Five days later, Appellants filed a timely notice of appeal and a motion for a stay pending appeal. We granted the stay and expedited the appeal.3

II. Discussion

The District Court had jurisdiction under 18 U.S.C. § 3231. Our jurisdiction is in dispute, but we have jurisdiction to determine our jurisdiction. Alaka v. Att'y Gen., 456 F.3d 88, 94 n. 8 (3d Cir.2006).
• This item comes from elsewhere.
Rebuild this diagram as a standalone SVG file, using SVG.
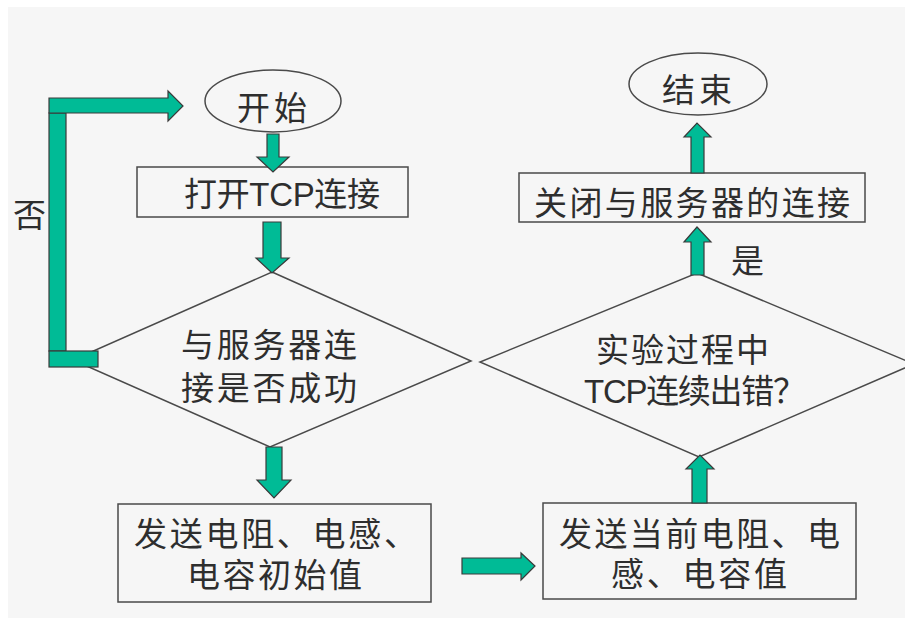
<svg xmlns="http://www.w3.org/2000/svg" width="905" height="618" viewBox="0 0 905 618">
<defs>
<style>
.bg{fill:#f6f6f6}
.shape{fill:#f6f6f6;stroke:#4a4a4a;stroke-width:1.5}
.arr{fill:#00bb96;stroke:#3a3a3a;stroke-width:1.2;stroke-linejoin:miter}
.t{font-family:"Liberation Sans","Noto Sans CJK SC",sans-serif;font-size:33px;fill:#2e2e2e}
</style>
</defs>
<rect x="0" y="0" width="905" height="618" fill="#ffffff"/>
<rect class="bg" x="8" y="7" width="897" height="611"/>

<g id="start">
<ellipse class="shape" cx="273" cy="101" rx="68" ry="31"/>
<text class="t" x="237" y="120" font-size="34" textLength="70" lengthAdjust="spacing">开始</text>
</g>

<g id="open-tcp">
<rect class="shape" x="137" y="167" width="271" height="50"/>
<text class="t" x="184" y="206" font-size="31" textLength="196" lengthAdjust="spacing">打开TCP连接</text>
</g>

<g id="check-connect">
<polygon class="shape" points="272,272 471,361 270,447 73,360"/>
<text class="t" x="181" y="357" textLength="176" lengthAdjust="spacing">与服务器连</text>
<text class="t" x="181" y="400" textLength="176" lengthAdjust="spacing">接是否成功</text>
</g>

<g id="send-init">
<rect class="shape" x="118" y="504" width="313" height="98"/>
<text class="t" x="134" y="546" textLength="283" lengthAdjust="spacing">发送电阻、电感、</text>
<text class="t" x="187" y="587" textLength="175" lengthAdjust="spacing">电容初始值</text>
</g>

<g id="send-current">
<rect class="shape" x="543" y="503" width="313" height="96"/>
<text class="t" x="559" y="546" textLength="281" lengthAdjust="spacing">发送当前电阻、电</text>
<text class="t" x="611" y="586" textLength="176" lengthAdjust="spacing">感、电容值</text>
</g>

<g id="check-error">
<polygon class="shape" points="697,273 914,364 699,457 480,362"/>
<text class="t" x="596" y="362" textLength="173" lengthAdjust="spacing">实验过程中</text>
<text class="t" x="584" y="403" textLength="222" lengthAdjust="spacing">TCP连续出错？</text>
</g>

<g id="close-conn">
<rect class="shape" x="519" y="173" width="346" height="49"/>
<text class="t" x="534" y="215" textLength="316" lengthAdjust="spacing">关闭与服务器的连接</text>
</g>

<g id="end">
<ellipse class="shape" cx="698" cy="84" rx="69" ry="31"/>
<text class="t" x="662" y="102" font-size="34" textLength="70" lengthAdjust="spacing">结束</text>
</g>

<g id="connectors">
<polygon class="arr" points="267,134 279,134 279,157 289,157 273,172 257,157 267,157"/>
<polygon class="arr" points="263,222 281,222 281,258 289,258 272,273 256,258 263,258"/>
<polygon class="arr" points="266,447 282,447 282,480 291,480 274,498 257,480 266,480"/>
<polygon class="arr" points="462,558 521,558 521,553 535,566 521,580 521,574 462,574"/>
<polygon class="arr" points="692,503 707,503 707,469 714,469 700,455 686,469 692,469"/>
<polygon class="arr" points="691,275 704,275 704,242 711,242 697,227 684,242 691,242"/>
<polygon class="arr" points="691,173 704,173 704,137 711,137 697,123 684,137 691,137"/>
<g id="loop-no">
<rect class="arr" x="49" y="113" width="17" height="238"/>
<rect class="arr" x="49" y="351" width="49" height="16"/>
<polygon class="arr" points="49,98 168,98 168,91 183,106 168,121 168,113 49,113"/>
<text class="t" x="13" y="227" font-size="33">否</text>
</g>
<text class="t" x="731" y="273" font-size="33">是</text>
</g>
</svg>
A. Finality and the Contempt Rule

[T]he right to a judgment from more than one court is a matter of grace and not a necessary ingredient of justice....” Cobbledick v. United States, 309 U.S. 323, 325, 60 S.Ct. 540, 84 L.Ed. 783 (1940). Congress has bestowed such grace by granting the Courts of Appeals jurisdiction over “final decisions” of the district courts. 28 U.S.C. § 1291. Whether a decision is “final” depends on its effects. Marcus v. Twp. of Abington, 38 F.3d 1367, 1370 (3d Cir.1994). “Ordinarily, a final decision will have two effects. First, the decision will fully resolve all claims presented to the district court. Second, after the decision has been issued, there will be nothing further for the district court to do.” Aluminum Co. of America v. Beazer East, Inc., 124 F.3d 551, 557 (3d Cir.1997); see also Catlin v. United States, 324 U.S. 229, 233, 65 S.Ct. 631, 89 L.Ed. 911 (1945) (“A ‘final decision’ generally is one which ends the litigation on the merits and leaves nothing for the court to do but execute the judgment.”).

When a district court orders a witness—whether a party to an underlying litigation, a subject or target of a grand jury investigation, or a complete stranger to the proceedings—to produce documents, the district court's order generally is not considered an immediately appealable “final decision[ ] under § 1291. See United States v. Ryan, 402 U.S. 530, 532–34, 91 S.Ct. 1580, 29 L.Ed.2d 85 (1971); Cobbledick, 309 U.S. at 326–29, 60 S.Ct. 540;Alexander v. United States, 201 U.S. 117, 118–22, 26 S.Ct. 356, 50 L.Ed. 686 (1906). It is well-settled that a witness who “seeks to present an objection to a discovery order immediately to a court of appeals must refuse compliance, be held in contempt, and then appeal the contempt order.” Church of Scientology of Cal. v. United States, 506 U.S. 9, 18 n. 11, 113 S.Ct. 447, 121 L.Ed.2d 313 (1992); see also Ryan, 402 U.S. at 532–34, 91 S.Ct. 1580;Cobbledick, 309 U.S. at 326–29, 60 S.Ct. 540;Alexander, 201 U.S. at 118–22, 26 S.Ct. 356;DeMasi v. Weiss, 669 F.2d 114, 121–23 (3d Cir.1982). A district court's contempt order is itself immediately appealable because it is a final judgment imposing penalties on the willfully disobedient witness in what is effectively a separate proceeding. The Supreme Court has explained that

if the witnesses refuse to comply with [a disclosure order] and the court then exercises its authority either to punish them or to coerce them into compliance, that will give rise to another case or cases to which the witnesses will be parties on the one hand, and the government, as a sovereign vindicating the dignity and authority of one of its courts, will be a party on the other hand.